On December 17, 1925, exactly 22 years after the Wright Brothers' first flight, Riddle and T. Higbee Embry formed the Embry-Riddle Company at Lunken Airport in Cincinnati, Ohio. Riddle had met Embry two years prior, while Riddle was barnstorming in Ohio. He had landed at a polo field, offered Embry a ride in his plane, and from then on they were good friends. Riddle was named general manager, and the two began to sell Waco Aircraft in Cincinnati. In spring of 1926, the Embry-Riddle Company opened the Embry-Riddle Flying School. The school grew rapidly in 1928 and 1929, until the Embry-Riddle Company was merged with the Aviation Corporation of Delaware. AVCO phased out the Embry-Riddle Flying School in the fall of 1930. Shortly after, AVCO became American Airways, and the Embry-Riddle Company was gone.

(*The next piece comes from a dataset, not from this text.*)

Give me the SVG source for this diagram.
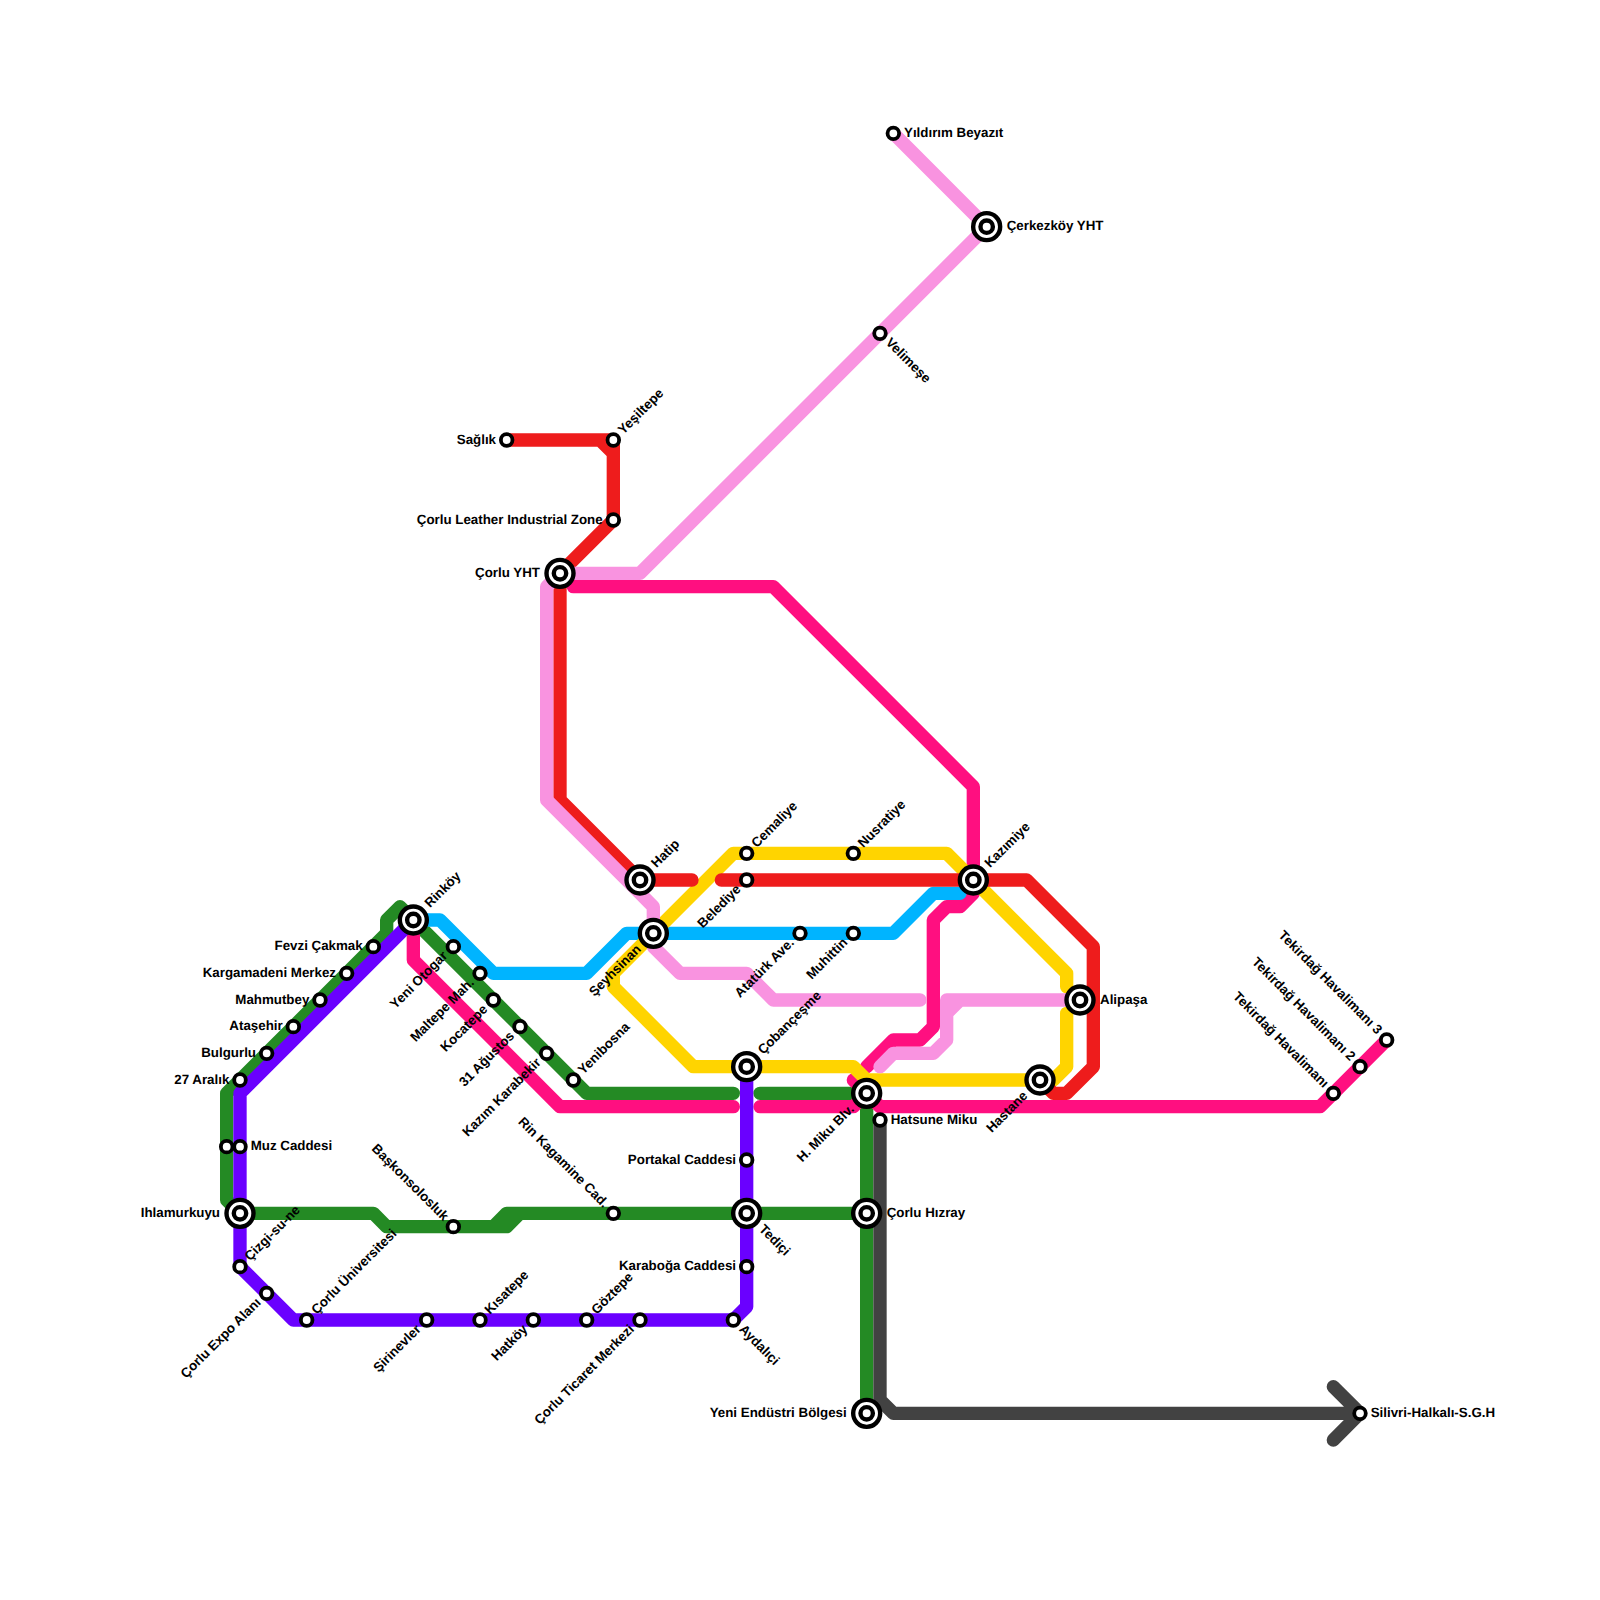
<svg xmlns="http://www.w3.org/2000/svg" width="1600" height="1600" viewBox="0 0 1600 1600">
<style>
.ln{fill:none;stroke-width:1;stroke-linecap:round;stroke-linejoin:round}
.s{fill:#fff;stroke:#000;stroke-width:3.8}
.i{fill:#fff;stroke:#000;stroke-width:4.4}
text{font-family:"Liberation Sans",Arial,sans-serif;font-weight:700;font-size:13.33px;fill:#000;dominant-baseline:central;text-rendering:geometricPrecision}
.e{text-anchor:end}
.up{transform:rotate(-45deg)}
.dn{transform:rotate(45deg)}
</style>
<defs>
<circle id="st" class="s" r="5.8"/>
<g id="ic"><circle class="i" r="13.5"/><circle class="i" r="6.2"/></g>
</defs>
<rect width="1600" height="1600" fill="#fff"/>
<g id="connectors" transform="scale(13.33333)">
<path id="line-green" class="ln" stroke="#248A24" d="M55 82H44L31 69L30 68L29 69V70L18 81L17 82V90L18 91H28L29 92H38L39 91H65M37 92L38 91H39M57 82H65M65 82V106"/>
<path id="line-magenta" class="ln" stroke="#FF0F80" d="M31 69V72L42 83H55M57 83H64L65 82L64 81M65 82L66 83H99L104 78M43 44H58L73 59V67L72 68H71L70 69V77L69 78H67L65 80"/>
<path id="line-blue" class="ln" stroke="#00B4FF" d="M31 69H33L37 73H44L47 70H67L70 67H72"/>
<path id="line-yellow" class="ln" stroke="#FFD400" d="M80 74V73L71 64H55L46 73V74L52 80H64L65 81H79L80 80V76"/>
<path id="line-red" class="ln" stroke="#EE1C1C" d="M38 33H45L46 34V39L42 43V60L48 66H51.9M45 33H46V34M54.1 66H77L82 71V80L80 82H79L78 81"/>
<path id="line-pink" class="ln" stroke="#F993E0" d="M67 10L74 17L48 43H42L41 44V60L48 67L49 68V71L51 73H56L58 75H69M81 75H72L71 76V78L70 79H67L66 80M71 75H72M71 75V76"/>
<path id="line-purple" class="ln" stroke="#6A00FF" d="M31 69L18 82V95L22 99H55L56 98V80"/>
<path id="line-gray" class="ln" stroke="#424242" d="M66 84V105L67 106H102M100 104L102 106L100 108"/>
</g>
<g id="n-yildirim" transform="translate(893.33 133.33)"><use href="#st"/><text x="10.67" y="-1">Yıldırım Beyazıt</text></g>
<g id="n-cerkezkoy" transform="translate(986.67 226.67)"><use href="#ic"/><text x="20" y="-1">Çerkezköy YHT</text></g>
<g id="n-velimese" transform="translate(880 333.33)"><use href="#st"/><text class="dn" x="10.67" y="-1">Velimeşe</text></g>
<g id="n-saglik" transform="translate(506.67 440)"><use href="#st"/><text class="e" x="-10.67" y="-1">Sağlık</text></g>
<g id="n-yesiltepe" transform="translate(613.33 440)"><use href="#st"/><text class="up" x="10.67" y="-1">Yeşiltepe</text></g>
<g id="n-leather" transform="translate(613.33 520)"><use href="#st"/><text class="e" x="-10.67" y="-1">Çorlu Leather Industrial Zone</text></g>
<g id="n-corluyht" transform="translate(560 573.33)"><use href="#ic"/><text class="e" x="-20" y="-1">Çorlu YHT</text></g>
<g id="n-cemaliye" transform="translate(746.67 853.33)"><use href="#st"/><text class="up" x="10.67" y="-1">Cemaliye</text></g>
<g id="n-nusratiye" transform="translate(853.33 853.33)"><use href="#st"/><text class="up" x="10.67" y="-1">Nusratiye</text></g>
<g id="n-hatip" transform="translate(640 880)"><use href="#ic"/><text class="up" x="20" y="-1">Hatip</text></g>
<g id="n-belediye" transform="translate(746.67 880)"><use href="#st"/><text class="up e" x="-10.67" y="-1">Belediye</text></g>
<g id="n-kazimiye" transform="translate(973.33 880)"><use href="#ic"/><text class="up" x="20" y="-1">Kazımiye</text></g>
<g id="n-rinkoy" transform="translate(413.33 920)"><use href="#ic"/><text class="up" x="20" y="-1">Rinköy</text></g>
<g id="n-seyhsinan" transform="translate(653.33 933.33)"><use href="#ic"/><text class="up e" x="-20" y="-1">Şeyhsinan</text></g>
<g id="n-ataturk" transform="translate(800 933.33)"><use href="#st"/><text class="up e" x="-10.67" y="-1">Atatürk Ave.</text></g>
<g id="n-muhittin" transform="translate(853.33 933.33)"><use href="#st"/><text class="up e" x="-10.67" y="-1">Muhittin</text></g>
<g id="n-fevzi" transform="translate(373.33 946.67)"><use href="#st"/><text class="e" x="-10.67" y="-1">Fevzi Çakmak</text></g>
<g id="n-kargamadeni" transform="translate(346.67 973.33)"><use href="#st"/><text class="e" x="-10.67" y="-1">Kargamadeni Merkez</text></g>
<g id="n-mahmutbey" transform="translate(320 1000)"><use href="#st"/><text class="e" x="-10.67" y="-1">Mahmutbey</text></g>
<g id="n-atasehir" transform="translate(293.33 1026.67)"><use href="#st"/><text class="e" x="-10.67" y="-1">Ataşehir</text></g>
<g id="n-bulgurlu" transform="translate(266.67 1053.33)"><use href="#st"/><text class="e" x="-10.67" y="-1">Bulgurlu</text></g>
<g id="n-27aralik" transform="translate(240 1080)"><use href="#st"/><text class="e" x="-10.67" y="-1">27 Aralık</text></g>
<g id="n-yeniotogar" transform="translate(453.33 946.67)"><use href="#st"/><text class="up e" x="-10.67" y="-1">Yeni Otogar</text></g>
<g id="n-maltepe" transform="translate(480 973.33)"><use href="#st"/><text class="up e" x="-10.67" y="-1">Maltepe Mah.</text></g>
<g id="n-kocatepe" transform="translate(493.33 1000)"><use href="#st"/><text class="up e" x="-10.67" y="-1">Kocatepe</text></g>
<g id="n-31agustos" transform="translate(520 1026.67)"><use href="#st"/><text class="up e" x="-10.67" y="-1">31 Ağustos</text></g>
<g id="n-kazimk" transform="translate(546.67 1053.33)"><use href="#st"/><text class="up e" x="-10.67" y="-1">Kazım Karabekir</text></g>
<g id="n-yenibosna" transform="translate(573.33 1080)"><use href="#st"/><text class="up" x="10.67" y="-1">Yenibosna</text></g>
<g id="n-alipasa" transform="translate(1080 1000)"><use href="#ic"/><text x="20" y="-1">Alipaşa</text></g>
<g id="n-cobancesme" transform="translate(746.67 1066.67)"><use href="#ic"/><text class="up" x="20" y="-1">Çobançeşme</text></g>
<g id="n-hastane" transform="translate(1040 1080)"><use href="#ic"/><text class="up e" x="-20" y="-1">Hastane</text></g>
<g id="n-hmiku" transform="translate(866.67 1093.33)"><use href="#ic"/><text class="up e" x="-20" y="-1">H. Miku Blv.</text></g>
<g id="n-hatsune" transform="translate(880 1120)"><use href="#st"/><text x="10.67" y="-1">Hatsune Miku</text></g>
<g id="n-muz2" transform="translate(226.67 1146.67)"><use href="#st"/></g>
<g id="n-muz" transform="translate(240 1146.67)"><use href="#st"/><text x="10.67" y="-1">Muz Caddesi</text></g>
<g id="n-portakal" transform="translate(746.67 1160)"><use href="#st"/><text class="e" x="-10.67" y="-1">Portakal Caddesi</text></g>
<g id="n-ihlamurkuyu" transform="translate(240 1213.33)"><use href="#ic"/><text class="e" x="-20" y="-1">Ihlamurkuyu</text></g>
<g id="n-rin" transform="translate(613.33 1213.33)"><use href="#st"/><text class="dn e" x="-10.67" y="-1">Rin Kagamine Cad.</text></g>
<g id="n-tedici" transform="translate(746.67 1213.33)"><use href="#ic"/><text class="dn" x="20" y="-1">Tediçi</text></g>
<g id="n-hizray" transform="translate(866.67 1213.33)"><use href="#ic"/><text x="20" y="-1">Çorlu Hızray</text></g>
<g id="n-baskons" transform="translate(453.33 1226.67)"><use href="#st"/><text class="dn e" x="-10.67" y="-1">Başkonsolosluk</text></g>
<g id="n-cizgi" transform="translate(240 1266.67)"><use href="#st"/><text class="up" x="10.67" y="-1">Çizgi-su-ne</text></g>
<g id="n-karaboga" transform="translate(746.67 1266.67)"><use href="#st"/><text class="e" x="-10.67" y="-1">Karaboğa Caddesi</text></g>
<g id="n-expo" transform="translate(266.67 1293.33)"><use href="#st"/><text class="up e" x="-10.67" y="-1">Çorlu Expo Alanı</text></g>
<g id="n-univ" transform="translate(306.67 1320)"><use href="#st"/><text class="up" x="10.67" y="-1">Çorlu Üniversitesi</text></g>
<g id="n-sirinevler" transform="translate(426.67 1320)"><use href="#st"/><text class="up e" x="-10.67" y="-1">Şirinevler</text></g>
<g id="n-kisatepe" transform="translate(480 1320)"><use href="#st"/><text class="up" x="10.67" y="-1">Kısatepe</text></g>
<g id="n-hatkoy" transform="translate(533.33 1320)"><use href="#st"/><text class="up e" x="-10.67" y="-1">Hatköy</text></g>
<g id="n-goztepe" transform="translate(586.67 1320)"><use href="#st"/><text class="up" x="10.67" y="-1">Göztepe</text></g>
<g id="n-ticaret" transform="translate(640 1320)"><use href="#st"/><text class="up e" x="-10.67" y="-1">Çorlu Ticaret Merkezi</text></g>
<g id="n-aydalici" transform="translate(733.33 1320)"><use href="#st"/><text class="dn" x="10.67" y="-1">Aydalıçi</text></g>
<g id="n-tek1" transform="translate(1333.33 1093.33)"><use href="#st"/><text class="dn e" x="-10.67" y="-1">Tekirdağ Havalimanı</text></g>
<g id="n-tek2" transform="translate(1360 1066.67)"><use href="#st"/><text class="dn e" x="-10.67" y="-1">Tekirdağ Havalimanı 2</text></g>
<g id="n-tek3" transform="translate(1386.67 1040)"><use href="#st"/><text class="dn e" x="-10.67" y="-1">Tekirdağ Havalimanı 3</text></g>
<g id="n-yeniendustri" transform="translate(866.67 1413.33)"><use href="#ic"/><text class="e" x="-20" y="-1">Yeni Endüstri Bölgesi</text></g>
<g id="n-silivri" transform="translate(1360 1413.33)"><use href="#st"/><text x="10.67" y="-1">Silivri-Halkalı-S.G.H</text></g>
</svg>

In 1939, Riddle was ready to get back into the business of training pilots. He contacted Embry, who had no interest in reentering a partnership with Riddle. Riddle, now living in Miami, Florida, found a partner in John G. McKay and his wife, Isabel. Keeping the Embry-Riddle name, they reestablished the Embry-Riddle School of Aviation, partnering with the University of Miami to provide flight training under the Civilian Pilot Training Program, increasing the number of pilots immediately proceeding World War II. Riddle and McKay also formed the Riddle Aeronautical Institute at Carlstrom Field in Arcadia, Florida on March 22, 1941 for the purpose of training pilots for the United States Army Air Corps. A separate division of Embry-Riddle provided technical training in maintenance and metal work.
McKay purchased Riddle's share of Embry-Riddle in 1944 and from then on the two co-founders of the original Embry-Riddle were no longer involved.

Other companies

Riddle also founded many other aviation related companies and schools. The J.P. Riddle Company was a school founded in 1939. The flying and technical school was so large that it contracted five flying schools to the US and British governments. A Brazilian school, Escola Tecnica de Aviacao, was established in 1943 and was located in Sao Paulo, Brazil. In May 1945, J.P. Riddle Company used some aircraft to relocate American transport instructors to his school in Brazil. This regularly scheduled service was operated by Riddle Airlines, which was incorporated by Riddle.